Buy potatoes by cooking use. These potatoes will have been cook tested by the growers or packers and will cook according to the packaging. They will be marked as for ‘boiling’, ‘salads’, ‘wedges’ or ‘baking’, for example. For best results select the right potato for the job.
How to store:
Store potatoes in a well-ventilated cool dark place. Place them gently in your storage area because even though they look tough they do bruise easily. A heavy paper bag or cardboard box makes a good storage container.
When potatoes are exposed to light they can develop a green colour resulting in chlorophyll formation in the surface layers. Associated with this is the formation of a toxic alkaloid, solanine. The amount of green pigment depends on the intensity of the light, length of exposure and age of potato. New potatoes are really susceptible to greening. Some varieties have quite a yellow flesh so don’t confuse this with greening. If you do purchase potatoes with lots of greening, return them to your retailer.
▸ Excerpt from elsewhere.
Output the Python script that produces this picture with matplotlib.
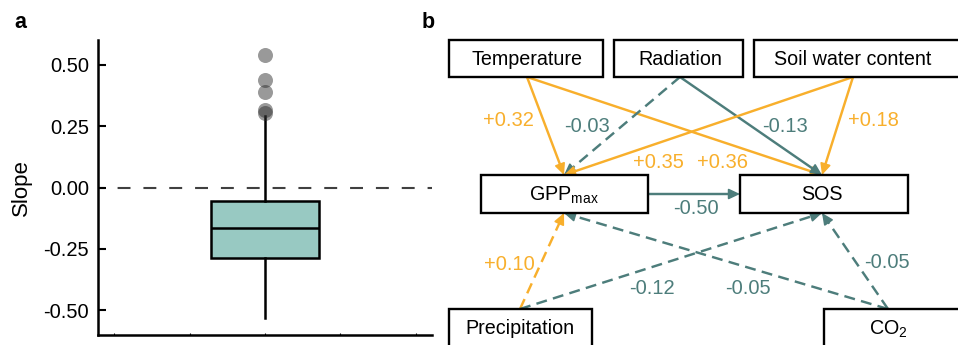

If there are small amounts of greening simply peel or scrape away the greening and use the potato normally.
Rob recommends storing your spuds in the fridge as the pantry is usually too warm and will encourage sprouting. Larger bags that don’t fit in the fridge can be kept on the concrete floor in your garage out of the light.
The potato has been described as a nutritional goldmine. They are a great fuel food to power your body and provide a wealth of nutrients, especially vitamin C and potassium. Vitamin C in potatoes is very important as New Zealanders get around 30% of their daily vitamin C requirement from one serve of potatoes. Potatoes are a valuable source of B group vitamins, particularly B6, thiamin and niacin. Potatoes are also a good source of fibre and they contain some iron and magnesium. They are high in starch so will stop you feeling hungry for a long time. Antioxidants present in potatoes are phenolic acids, vitamin C and in yellow fleshed or red skinned varieties – carotenoids and anthocyanins respectively. Potatoes are also a source of high quality protein.
Potatoes are not fattening, however some cooking and preparation methods are!
How to prepare:
When possible, don’t peel your potato as most of the antioxidants and fibre are just under the skin. Leaving the skin on will also help prevent water soluble vitamins leaching out during cooking.
Ways to eat potatoes:
There are many ways to cook potatoes – the serving suggestions are endless! You can eat them baked, mashed, boiled, sauteed, scalloped, as wedges, potato skins, roasted or fried, added to soups, in salads and the list goes on.
Check out our recipes for some ideas.
Potatoes are the most popular vegetable in New Zealand with 97% of us eating them. 53% of New Zealanders consume fresh potatoes four times per week and 21% of New Zealanders eat them daily.